Specifically, would anyone propose that the doctor and nurses working at the Buyers Cooperative behaved in a way that is morally wrong or worthy of punishment? To its credit, the Court did not make this argument and neither did the concurrence.

Forgetting the Lessons of Griswold

The argument the concurrence did make was an interesting one — but it did not go far enough. Justice Stevens, joined by Justices Souter and Ginsburg, wrote separately to note that this case only decides that those who produce and distribute marijuana for medical use have no defense under federal law. It leaves open — as "a difficult issue that is not presented here" — the question whether "the defense might be available to a seriously ill patient for whom there is no alternative means of avoiding starvation or extraordinary suffering."

We should excuse patients in need of marijuana for not rejoicing at this news. First, the opinion suggests only they might not have to go to prison if they are caught in possession of marijuana, not that they will not.

Second, it is not apparent how patients are supposed to come into possession of marijuana if the law succeeds, as it is presumably meant to do, in preventing anyone from producing and distributing the drug. Starvation and extraordinary suffering may thus turn out to be the only options left to many patients.

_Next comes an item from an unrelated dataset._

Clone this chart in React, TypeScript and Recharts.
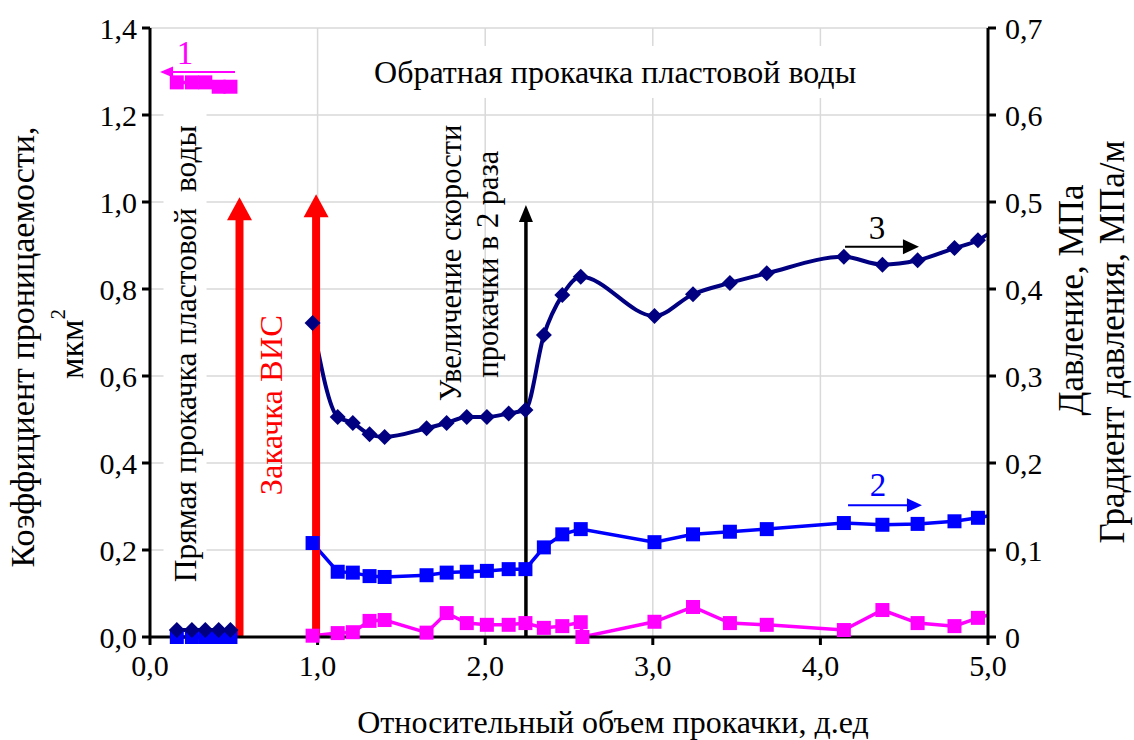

The Court understood this point well in Griswold v. Connecticut — in which it held that distributors of contraceptives must not be prosecuted so that the privacy right to use them in one's home could be vindicated. Yet the concurring Justices have apparently forgotten the logic in this case.

Even if the right belongs to the individual user (whether of contraceptives or medical marijuana), the distributor is an essential prerequisite to the exercise of that right, and one who is also well situated to go to court and vindicate it. In this case in particular, it was obviously easier for the Cannabis Cooperative to go to Court, than for terminally ill patients to devote their limited energies to doing so.

But then Griswold was decided in 1965, and it is unclear how the case would come out if presented for the first time today. Perhaps our current Supreme Court would approve of injunctions prohibiting the sale of contraceptives. Perhaps it would find further that police — who, it recently held, may arrest drivers who fail to wear a seatbelt — may also rifle through a married couple's bedroom for telltale signs of contraceptive use.

Would the "liberal" Justices express outrage? Perhaps they would concur instead, and simply make clear that while distributors of contraceptives can be jailed, a couple using them might have a defense if criminally prosecuted.

In talking with people from other "civilized" countries, I often encounter amazement at the puritanical nature of the United States. People cite our drug policies and attitudes toward sexuality. It becomes increasingly difficult to defend our nation from such critiques given legislative, executive, and judicial commitments to stamping out the "evil" of drugs — even when what is stamped out is the right of our most vulnerable citizens to obtain temporary respite from debilitating, and even terminal, illness.


Sherry F. Colb, a FindLaw columnist, is a Professor at Rutgers Law School in Newark.